NOT ALL DOOM AND GLOOM
While the overall picture may be bleak, there is hope in many African countries. Ghana, for example, recently saw the type of peaceful and democratic transition of power that is an example to others.
President John Kufuor stepped down after prescribed two terms in office and President John Atta Mills, of the opposing National Democratic Congress, was elected. His rival, Nana Akufo-Ado conceded defeat gracefully. The peaceful handover was a far cry from the series of coups in Ghana between 1957 and 1981.
The positive impact made by local and international human rights and aid organisations does not grab the headlines in the same way as war and revolution – but it has a tremendous impact on the lives of people. For example, in Kenya the Kibera Women for Peace and Fairness is a movement inspired by the post-election violence that rocked East Africa’s ‘oasis of stability’ in December and January 2007/8. Formed in response to the police brutality, the group works to quell ethnic tensions in Kiberia slums, which were a hot-spot during the violence.
Justice seems to be finding its way through traditional African institutions as well as through international bodies.
Rwanda, through the communal gacaca courts, has successfully tried the perpetrators of the 1994 genocide which left almost a million die in 100 days. The UN International Criminal Tribunal for Rwanda, based in Arusha, Tanzanie, is due to wrap up this year and has to date convicted 34, acquitted six and is still trying 23 people in relation to the genocide.
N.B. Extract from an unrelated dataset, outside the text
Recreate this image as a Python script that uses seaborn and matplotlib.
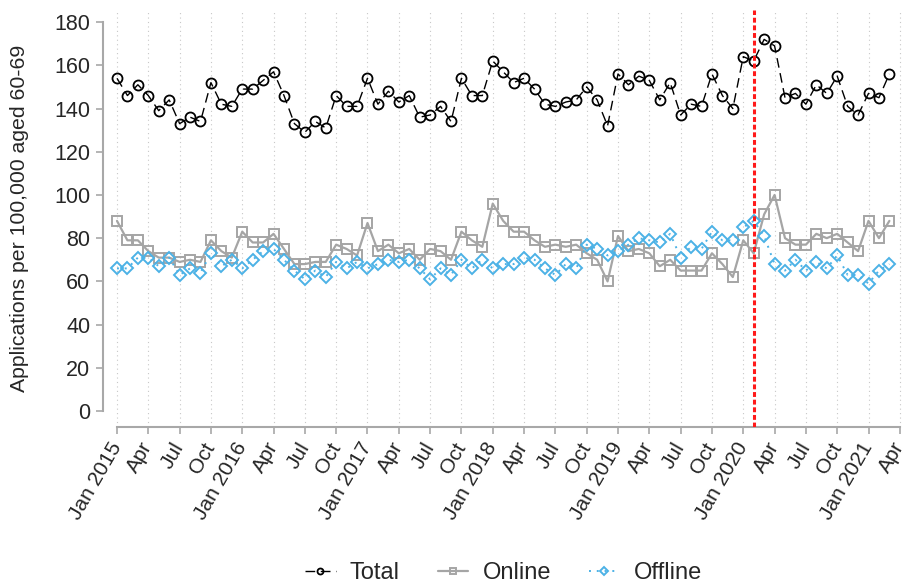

Among the penalties was a life sentence for Theoneste Bogosora, then Director of Cabinet in Rwanda’s Ministry of Defense and mastermind behind the genocide.
The International Criminal Court has paved the way for justice through the indictment and arrest warrants issued for the LRA’s Joseph Kony, CNDD’s Laurent Nkunda and the Sudanese President Al-Bashir – the first time a sitting head of state has been indicted. All three are charged with war crimes and crimes against humanity, putting aspiring warlords on notice that they are not beyond the law.
Human rights organisations such as Amnesty International and Human Rights Watch have put African issues on the world agenda through research, reporting and bringing the world spotlight to bear on the darkest corners of abuse. The plight of individuals, communities and entire nations has been highlighted and there have been some major outcomes from their advocacy, such as the UN’s decision to send peacekeeping forces into Sudan and the June 2008 UN classification of rape as a tactic of war.
Many African countries are signatories to UN human rights agreements and the rest of the world must continue to put pressure on African governments to honor these commitments.